Reviewed by Omaima Ayoub, Islamic Foundation School
This second edition of Arabic today provides a course of spoken and written Arabic for students and business professionals living, or planning to live, in the Arab world. Intended to facilitate direct and effective communication, this book can be used as a textbook in contemporary Arabic classrooms or as a self-study guide. The book bridges the gap between the written language (which is never used in everyday speech) and regional dialects (which are never written down) by focusing on an emerging spoken form that fosters both speaking and writing skills. Accompanied by an audio material with a native voice, Arabic today offers a perfect resource for Arabic teachers and learners.

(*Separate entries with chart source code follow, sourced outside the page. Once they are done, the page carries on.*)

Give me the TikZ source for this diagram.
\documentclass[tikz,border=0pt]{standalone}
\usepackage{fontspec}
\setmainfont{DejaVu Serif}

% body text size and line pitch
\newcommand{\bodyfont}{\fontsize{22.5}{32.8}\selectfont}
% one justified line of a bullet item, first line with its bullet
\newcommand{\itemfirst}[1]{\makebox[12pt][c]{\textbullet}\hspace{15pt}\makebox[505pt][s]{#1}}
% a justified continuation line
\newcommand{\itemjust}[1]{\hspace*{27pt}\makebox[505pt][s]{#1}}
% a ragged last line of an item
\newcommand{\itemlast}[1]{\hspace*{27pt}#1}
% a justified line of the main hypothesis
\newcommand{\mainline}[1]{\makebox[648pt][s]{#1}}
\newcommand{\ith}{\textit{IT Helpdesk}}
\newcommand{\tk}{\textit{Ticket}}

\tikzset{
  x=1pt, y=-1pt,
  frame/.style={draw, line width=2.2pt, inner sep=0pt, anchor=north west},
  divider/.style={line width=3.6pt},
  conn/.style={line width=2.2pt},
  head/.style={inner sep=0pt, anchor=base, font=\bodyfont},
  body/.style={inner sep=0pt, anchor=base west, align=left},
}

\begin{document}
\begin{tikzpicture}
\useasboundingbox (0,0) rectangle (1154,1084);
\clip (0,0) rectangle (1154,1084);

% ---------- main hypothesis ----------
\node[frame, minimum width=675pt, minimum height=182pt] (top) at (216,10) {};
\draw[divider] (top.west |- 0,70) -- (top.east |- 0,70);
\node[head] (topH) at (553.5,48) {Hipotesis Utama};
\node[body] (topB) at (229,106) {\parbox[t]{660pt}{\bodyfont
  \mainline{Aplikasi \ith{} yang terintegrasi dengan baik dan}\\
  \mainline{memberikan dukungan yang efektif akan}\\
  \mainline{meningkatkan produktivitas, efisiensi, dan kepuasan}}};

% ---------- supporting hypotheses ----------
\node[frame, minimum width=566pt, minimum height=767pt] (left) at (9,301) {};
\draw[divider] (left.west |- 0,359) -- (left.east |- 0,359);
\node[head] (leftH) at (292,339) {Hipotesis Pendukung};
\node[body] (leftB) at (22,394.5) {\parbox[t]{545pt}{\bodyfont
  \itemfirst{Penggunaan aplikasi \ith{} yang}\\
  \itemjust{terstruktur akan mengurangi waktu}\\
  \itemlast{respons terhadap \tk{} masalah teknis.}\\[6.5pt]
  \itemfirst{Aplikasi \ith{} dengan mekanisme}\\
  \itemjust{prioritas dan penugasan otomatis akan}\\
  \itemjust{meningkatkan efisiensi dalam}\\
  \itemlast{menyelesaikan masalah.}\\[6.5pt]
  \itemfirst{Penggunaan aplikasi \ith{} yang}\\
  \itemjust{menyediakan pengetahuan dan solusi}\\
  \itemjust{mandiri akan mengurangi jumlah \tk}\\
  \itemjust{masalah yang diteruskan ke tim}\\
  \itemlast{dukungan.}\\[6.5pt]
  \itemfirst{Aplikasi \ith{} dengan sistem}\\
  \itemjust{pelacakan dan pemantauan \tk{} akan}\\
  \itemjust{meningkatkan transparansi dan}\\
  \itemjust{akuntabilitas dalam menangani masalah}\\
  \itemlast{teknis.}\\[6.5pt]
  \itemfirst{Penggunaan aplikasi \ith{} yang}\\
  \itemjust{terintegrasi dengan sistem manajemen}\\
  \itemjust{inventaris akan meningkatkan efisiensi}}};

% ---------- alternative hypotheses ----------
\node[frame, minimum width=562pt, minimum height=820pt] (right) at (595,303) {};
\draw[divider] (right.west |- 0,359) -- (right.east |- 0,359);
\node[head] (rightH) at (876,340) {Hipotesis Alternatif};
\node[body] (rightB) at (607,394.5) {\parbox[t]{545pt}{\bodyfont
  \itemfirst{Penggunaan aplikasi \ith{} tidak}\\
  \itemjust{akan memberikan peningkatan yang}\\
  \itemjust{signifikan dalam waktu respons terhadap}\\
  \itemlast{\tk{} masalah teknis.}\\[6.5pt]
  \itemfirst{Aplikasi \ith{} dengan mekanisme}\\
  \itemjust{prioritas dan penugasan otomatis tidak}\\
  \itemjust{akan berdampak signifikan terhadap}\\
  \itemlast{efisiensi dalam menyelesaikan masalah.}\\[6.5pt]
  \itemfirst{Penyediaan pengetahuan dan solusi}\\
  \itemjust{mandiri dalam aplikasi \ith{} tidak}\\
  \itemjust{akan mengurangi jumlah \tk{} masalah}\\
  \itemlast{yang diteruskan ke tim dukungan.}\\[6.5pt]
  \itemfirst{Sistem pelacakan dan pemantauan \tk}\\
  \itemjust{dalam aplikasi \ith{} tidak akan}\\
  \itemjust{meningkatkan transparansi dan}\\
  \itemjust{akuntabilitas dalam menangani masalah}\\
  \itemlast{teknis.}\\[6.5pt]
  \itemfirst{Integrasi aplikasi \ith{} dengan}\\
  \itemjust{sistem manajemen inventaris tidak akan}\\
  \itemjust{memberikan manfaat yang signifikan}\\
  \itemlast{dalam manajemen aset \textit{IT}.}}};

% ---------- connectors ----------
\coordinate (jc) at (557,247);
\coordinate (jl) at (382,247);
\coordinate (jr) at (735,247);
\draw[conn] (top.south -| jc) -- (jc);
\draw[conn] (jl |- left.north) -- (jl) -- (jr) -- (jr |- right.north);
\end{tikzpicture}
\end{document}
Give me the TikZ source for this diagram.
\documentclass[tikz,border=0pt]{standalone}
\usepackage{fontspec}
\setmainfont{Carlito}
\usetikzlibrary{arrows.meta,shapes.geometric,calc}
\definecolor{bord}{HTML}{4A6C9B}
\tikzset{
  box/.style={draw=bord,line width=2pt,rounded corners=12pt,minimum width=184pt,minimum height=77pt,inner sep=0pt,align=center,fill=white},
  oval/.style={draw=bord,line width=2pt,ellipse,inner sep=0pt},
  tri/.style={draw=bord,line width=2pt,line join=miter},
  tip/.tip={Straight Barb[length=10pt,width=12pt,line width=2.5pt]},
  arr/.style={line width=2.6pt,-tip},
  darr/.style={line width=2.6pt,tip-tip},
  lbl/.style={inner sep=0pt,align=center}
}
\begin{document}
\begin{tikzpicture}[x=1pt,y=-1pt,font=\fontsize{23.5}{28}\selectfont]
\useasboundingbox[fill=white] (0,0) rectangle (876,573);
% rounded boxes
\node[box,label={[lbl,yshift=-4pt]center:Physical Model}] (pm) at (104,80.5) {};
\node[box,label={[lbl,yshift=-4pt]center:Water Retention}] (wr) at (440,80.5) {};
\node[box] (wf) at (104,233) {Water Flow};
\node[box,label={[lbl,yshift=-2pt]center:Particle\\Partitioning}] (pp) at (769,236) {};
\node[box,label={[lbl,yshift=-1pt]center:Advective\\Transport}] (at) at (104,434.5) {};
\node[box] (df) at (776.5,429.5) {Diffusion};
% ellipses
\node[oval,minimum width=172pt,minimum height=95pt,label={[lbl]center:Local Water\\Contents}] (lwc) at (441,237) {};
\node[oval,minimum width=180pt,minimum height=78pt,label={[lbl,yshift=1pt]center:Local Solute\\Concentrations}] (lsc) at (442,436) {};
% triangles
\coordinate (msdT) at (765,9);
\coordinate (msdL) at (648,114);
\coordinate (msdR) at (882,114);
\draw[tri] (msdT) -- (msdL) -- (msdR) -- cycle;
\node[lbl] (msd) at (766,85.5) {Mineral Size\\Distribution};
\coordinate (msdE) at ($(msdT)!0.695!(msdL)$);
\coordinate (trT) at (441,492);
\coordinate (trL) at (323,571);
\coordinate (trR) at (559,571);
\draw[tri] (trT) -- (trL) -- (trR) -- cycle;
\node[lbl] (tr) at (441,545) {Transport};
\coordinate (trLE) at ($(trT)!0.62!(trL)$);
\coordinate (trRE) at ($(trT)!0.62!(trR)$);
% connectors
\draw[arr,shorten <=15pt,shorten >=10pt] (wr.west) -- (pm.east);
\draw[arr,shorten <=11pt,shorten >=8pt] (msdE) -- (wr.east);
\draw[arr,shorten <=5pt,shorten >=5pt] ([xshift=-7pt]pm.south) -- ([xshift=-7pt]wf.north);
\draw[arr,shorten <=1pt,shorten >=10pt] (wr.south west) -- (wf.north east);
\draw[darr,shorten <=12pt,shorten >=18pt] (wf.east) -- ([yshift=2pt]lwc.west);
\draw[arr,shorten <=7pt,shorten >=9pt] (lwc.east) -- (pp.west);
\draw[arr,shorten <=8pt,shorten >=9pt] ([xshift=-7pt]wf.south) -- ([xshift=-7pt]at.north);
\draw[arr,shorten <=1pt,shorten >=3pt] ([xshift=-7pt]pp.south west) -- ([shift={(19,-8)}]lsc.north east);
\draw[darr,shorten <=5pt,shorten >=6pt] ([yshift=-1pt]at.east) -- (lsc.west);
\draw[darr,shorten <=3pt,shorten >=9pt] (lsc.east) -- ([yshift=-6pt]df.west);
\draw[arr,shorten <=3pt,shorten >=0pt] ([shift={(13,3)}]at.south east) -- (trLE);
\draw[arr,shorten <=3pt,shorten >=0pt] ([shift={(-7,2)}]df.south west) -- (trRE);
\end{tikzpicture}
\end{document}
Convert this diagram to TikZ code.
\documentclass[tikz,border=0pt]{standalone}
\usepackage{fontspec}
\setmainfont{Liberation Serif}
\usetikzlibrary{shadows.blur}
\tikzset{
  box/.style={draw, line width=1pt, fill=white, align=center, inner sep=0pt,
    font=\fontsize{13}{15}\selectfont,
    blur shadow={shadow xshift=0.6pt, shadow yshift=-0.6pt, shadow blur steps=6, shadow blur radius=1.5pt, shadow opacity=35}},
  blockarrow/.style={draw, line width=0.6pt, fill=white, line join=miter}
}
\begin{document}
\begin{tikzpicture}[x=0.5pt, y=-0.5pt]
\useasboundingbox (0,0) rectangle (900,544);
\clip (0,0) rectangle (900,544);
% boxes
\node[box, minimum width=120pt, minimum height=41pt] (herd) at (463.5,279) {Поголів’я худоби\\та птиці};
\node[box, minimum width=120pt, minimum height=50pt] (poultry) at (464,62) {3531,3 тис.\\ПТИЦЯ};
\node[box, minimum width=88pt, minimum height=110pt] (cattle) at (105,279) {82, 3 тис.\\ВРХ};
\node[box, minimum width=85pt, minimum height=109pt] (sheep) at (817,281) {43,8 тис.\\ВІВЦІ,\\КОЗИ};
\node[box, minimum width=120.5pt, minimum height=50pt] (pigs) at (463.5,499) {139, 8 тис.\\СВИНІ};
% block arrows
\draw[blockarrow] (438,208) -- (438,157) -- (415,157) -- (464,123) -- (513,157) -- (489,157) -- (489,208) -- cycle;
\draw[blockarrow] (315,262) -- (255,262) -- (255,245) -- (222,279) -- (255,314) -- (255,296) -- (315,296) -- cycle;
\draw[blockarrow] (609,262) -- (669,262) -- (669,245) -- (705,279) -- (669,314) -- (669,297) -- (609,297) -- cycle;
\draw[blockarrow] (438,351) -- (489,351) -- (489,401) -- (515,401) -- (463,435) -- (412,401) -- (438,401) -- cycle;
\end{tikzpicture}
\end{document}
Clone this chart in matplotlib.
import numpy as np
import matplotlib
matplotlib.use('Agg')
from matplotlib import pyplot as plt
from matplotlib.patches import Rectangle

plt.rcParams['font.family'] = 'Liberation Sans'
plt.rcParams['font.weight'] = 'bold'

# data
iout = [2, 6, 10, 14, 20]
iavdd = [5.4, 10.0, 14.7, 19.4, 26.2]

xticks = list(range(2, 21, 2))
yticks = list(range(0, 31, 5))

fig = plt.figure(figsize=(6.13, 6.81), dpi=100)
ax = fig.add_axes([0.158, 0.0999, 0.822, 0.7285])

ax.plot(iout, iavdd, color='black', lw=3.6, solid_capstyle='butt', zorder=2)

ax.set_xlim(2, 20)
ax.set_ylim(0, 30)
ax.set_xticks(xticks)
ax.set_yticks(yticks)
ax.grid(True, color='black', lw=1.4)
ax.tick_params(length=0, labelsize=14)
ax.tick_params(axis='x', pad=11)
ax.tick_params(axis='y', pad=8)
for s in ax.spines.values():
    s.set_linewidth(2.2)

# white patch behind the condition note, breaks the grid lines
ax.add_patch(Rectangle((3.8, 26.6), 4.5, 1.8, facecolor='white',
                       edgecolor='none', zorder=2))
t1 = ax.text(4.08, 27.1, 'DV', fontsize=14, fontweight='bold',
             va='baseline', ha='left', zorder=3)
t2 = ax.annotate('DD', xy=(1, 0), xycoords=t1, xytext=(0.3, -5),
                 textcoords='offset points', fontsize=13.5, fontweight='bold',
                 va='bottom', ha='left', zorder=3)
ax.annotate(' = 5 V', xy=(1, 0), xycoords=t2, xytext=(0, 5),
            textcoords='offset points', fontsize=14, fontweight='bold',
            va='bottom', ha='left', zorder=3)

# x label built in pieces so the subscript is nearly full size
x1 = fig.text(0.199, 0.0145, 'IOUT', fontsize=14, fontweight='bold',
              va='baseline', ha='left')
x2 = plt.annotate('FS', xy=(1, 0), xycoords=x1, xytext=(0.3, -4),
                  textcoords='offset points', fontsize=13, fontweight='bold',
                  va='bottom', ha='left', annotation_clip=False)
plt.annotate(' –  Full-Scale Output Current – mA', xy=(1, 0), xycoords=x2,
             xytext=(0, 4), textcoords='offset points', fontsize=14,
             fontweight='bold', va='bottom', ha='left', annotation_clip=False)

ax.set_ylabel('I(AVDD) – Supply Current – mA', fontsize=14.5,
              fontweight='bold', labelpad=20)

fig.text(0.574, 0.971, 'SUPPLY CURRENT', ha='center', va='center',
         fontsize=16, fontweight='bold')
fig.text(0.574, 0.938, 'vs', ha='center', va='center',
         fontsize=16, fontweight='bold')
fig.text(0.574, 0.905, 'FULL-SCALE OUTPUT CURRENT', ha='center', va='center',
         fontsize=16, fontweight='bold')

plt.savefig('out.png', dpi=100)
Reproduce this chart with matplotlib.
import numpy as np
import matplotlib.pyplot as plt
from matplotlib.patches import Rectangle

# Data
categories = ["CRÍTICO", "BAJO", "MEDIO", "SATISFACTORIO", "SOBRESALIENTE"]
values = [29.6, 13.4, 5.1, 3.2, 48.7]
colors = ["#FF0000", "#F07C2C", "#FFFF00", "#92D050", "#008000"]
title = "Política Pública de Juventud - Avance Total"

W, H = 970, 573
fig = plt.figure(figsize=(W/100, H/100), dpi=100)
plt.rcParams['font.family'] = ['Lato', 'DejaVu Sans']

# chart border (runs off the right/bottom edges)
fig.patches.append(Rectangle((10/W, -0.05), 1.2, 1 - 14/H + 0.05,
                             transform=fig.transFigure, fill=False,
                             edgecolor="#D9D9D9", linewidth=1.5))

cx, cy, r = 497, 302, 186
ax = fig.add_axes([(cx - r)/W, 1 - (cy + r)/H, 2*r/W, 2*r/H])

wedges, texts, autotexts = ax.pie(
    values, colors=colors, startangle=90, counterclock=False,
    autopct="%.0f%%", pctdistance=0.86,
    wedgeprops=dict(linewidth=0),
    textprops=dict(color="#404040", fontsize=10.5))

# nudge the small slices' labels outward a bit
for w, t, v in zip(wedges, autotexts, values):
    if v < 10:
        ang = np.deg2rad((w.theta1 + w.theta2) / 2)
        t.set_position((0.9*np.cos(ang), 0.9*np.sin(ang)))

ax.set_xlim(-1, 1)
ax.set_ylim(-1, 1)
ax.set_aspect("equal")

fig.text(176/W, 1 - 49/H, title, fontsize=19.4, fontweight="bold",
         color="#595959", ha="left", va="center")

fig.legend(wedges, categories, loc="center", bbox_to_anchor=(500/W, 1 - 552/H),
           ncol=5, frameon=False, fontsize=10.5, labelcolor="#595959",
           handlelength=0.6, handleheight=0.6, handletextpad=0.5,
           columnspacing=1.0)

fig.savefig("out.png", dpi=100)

The pronunciation guide, which follows the introduction, offers a simple outline of the Arabic sound system. This outline includes vowels and diphthongs, consonants similar to those in English, consonants different from those in English, deep velarized consonants, velarized /a/ and /ā/, stress, hyphens, weak vowels, doubled consonants, and written pronunciation.
Part 1 teaches an educated form of spoken Arabic in fifteen lessons that include contextualized dialogues, grammatical explanations and illustrations, and exercises to reinforce the materials. Dialogues are provided on the accompanying compact disc. The section on spoken Arabic includes chapters on greetings and on interactions that may occur in locations such as at the airport, in town, in a visit to friends, on the telephone, in a restaurant, in a visit to a factory or a village, in the market, and in the news. This first part can be used in isolation to teach spoken Arabic or as an introduction into Part 2, which teaches written Arabic in eleven lessons.
Part 2 stresses on the inner workings of the Arabic writing system. It teaches standard written Arabic through segments on reading and writing, the alphabet, Arabic transcription, insurance, transport and communications, personnel management, petroleum, the newspapers, correspondence, the transfer of technology, and the United Nations.
This edition of Arabic today concludes with a key to the exercises, new word indexes (in Arabic and English), and a grammar index. Overall, this coursebook combines exercises that develop speaking and writing skills, build a vocabulary repertoire of approximately 2000 words, and incorporate dialogues that can help those who have no prior knowledge of the language to communicate in Arabic both directly and effectively.